Warriors win NBA title again

The beauty of Oakland is that it is the City of Warriors in every genre, sports, politics, arts, culture, radical solutions.

What About Warrior Politics

Can Oakland solve its pressing housing crisis caused by gentrification and globalism? We hope you understand Globalism transcends White Supremacy. When I moved into a subsidized apartment by the Lake, Latinos were the repairmen, but after the change ownership of Asians, the Latino workers are no more, only Chinese who speak no English.

We must therefore update our analysis of oppression, alas, it is no longer the white man but Global Man who cares nothing about racism only economics. You may be surprised at this multi-cultural phenomena that may include global investors from Latin America, Africa, Arabia, China, India, at al.

City of Resistance 

And yet, few understand Oakland as City of Resistance to USA domestic colonialism.
Oakland resisted with armed resistance, no MLK, Jr. non-violence;Oakland style, fuck the police, back dat ass up bitch pig ass motherfucka.

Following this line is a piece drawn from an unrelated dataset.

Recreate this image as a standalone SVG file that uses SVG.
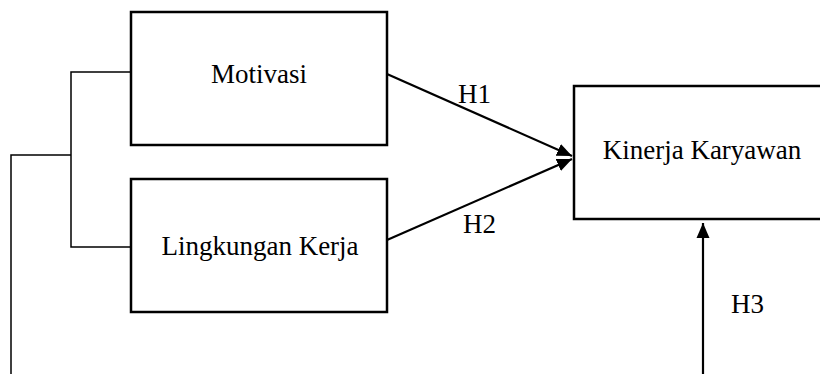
<svg xmlns="http://www.w3.org/2000/svg" width="820" height="374" viewBox="0 0 820 374">
<defs>
<style>
.box{fill:#fff;stroke:#000;stroke-width:2.5}
.lbl{font-family:"Liberation Serif","Times New Roman",serif;font-size:27px;fill:#000}
.ln{fill:none;stroke:#000;stroke-width:1.5}
.ar{fill:none;stroke:#000;stroke-width:2.2}
</style>
<marker id="ah" markerUnits="userSpaceOnUse" markerWidth="16" markerHeight="16" viewBox="0 0 16 16" refX="15" refY="8" orient="auto">
<path d="M0,1.5 L15,8 L0,14.5 Z" fill="#000"/>
</marker>
</defs>
<rect width="820" height="374" fill="#fff"/>
<g id="connectors">
<polyline class="ln" points="131,72 71,72 71,247 131,247"/>
<polyline class="ln" points="71,155 11,155 11,374"/>
<line class="ar" x1="387" y1="74" x2="572" y2="156" marker-end="url(#ah)"/>
<line class="ar" x1="387" y1="240" x2="572" y2="159" marker-end="url(#ah)"/>
<line class="ar" x1="703" y1="374" x2="703" y2="223" marker-end="url(#ah)"/>
<text class="lbl" x="458" y="103">H1</text>
<text class="lbl" x="463" y="233">H2</text>
<text class="lbl" x="731" y="313">H3</text>
</g>
<g id="motivasi">
<rect class="box" x="131" y="12" width="256" height="133"/>
<text class="lbl" x="259" y="83" text-anchor="middle">Motivasi</text>
</g>
<g id="lingkungan-kerja">
<rect class="box" x="131" y="179" width="256" height="133"/>
<text class="lbl" x="260" y="255" text-anchor="middle">Lingkungan Kerja</text>
</g>
<g id="kinerja-karyawan">
<rect class="box" x="574" y="86" width="260" height="133"/>
<text class="lbl" x="702" y="159" text-anchor="middle">Kinerja Karyawan</text>
</g>
</svg>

Don't  no Oakland soldiers fear yo ass OPD pig motherfucker, back yo ass up. We 7th Street Niggas.
Back yo ass up. Yeah, we crazy so don't fuck wit us. Leave us the fuck alone. West Oakland fa life.
Power to the People!

Warriors Victory and continued occupation of Oakland's Lake Merritt


The Warrior Celebration in Oakland continued Black people's occupation of Lake Merritt along Lakeshore Ave. Vendors were numerous with African clothing, jewelry, art work, food, books(Marvin X) and socializing with ample marijuana and alcohol, a celebration of Black Unity, Joy and Entrepreneurship.






We call upon politicians to make the necessary policy changes to make permanent the Black presence at the Lake an extension of the Black Arts Movement District that begins from the Lower Bottom of 14th Street to Lake Merritt. This should be done in the name of racial and economic parity. North American African vendors should be exempt from City and State taxes for five to ten years pending reparations. Lake vending should be a pilot project to extend Black vending along the 14th Street corridor to inspire a Black economic and cultural Renaissance in Oakland, once known as Harlem of the West!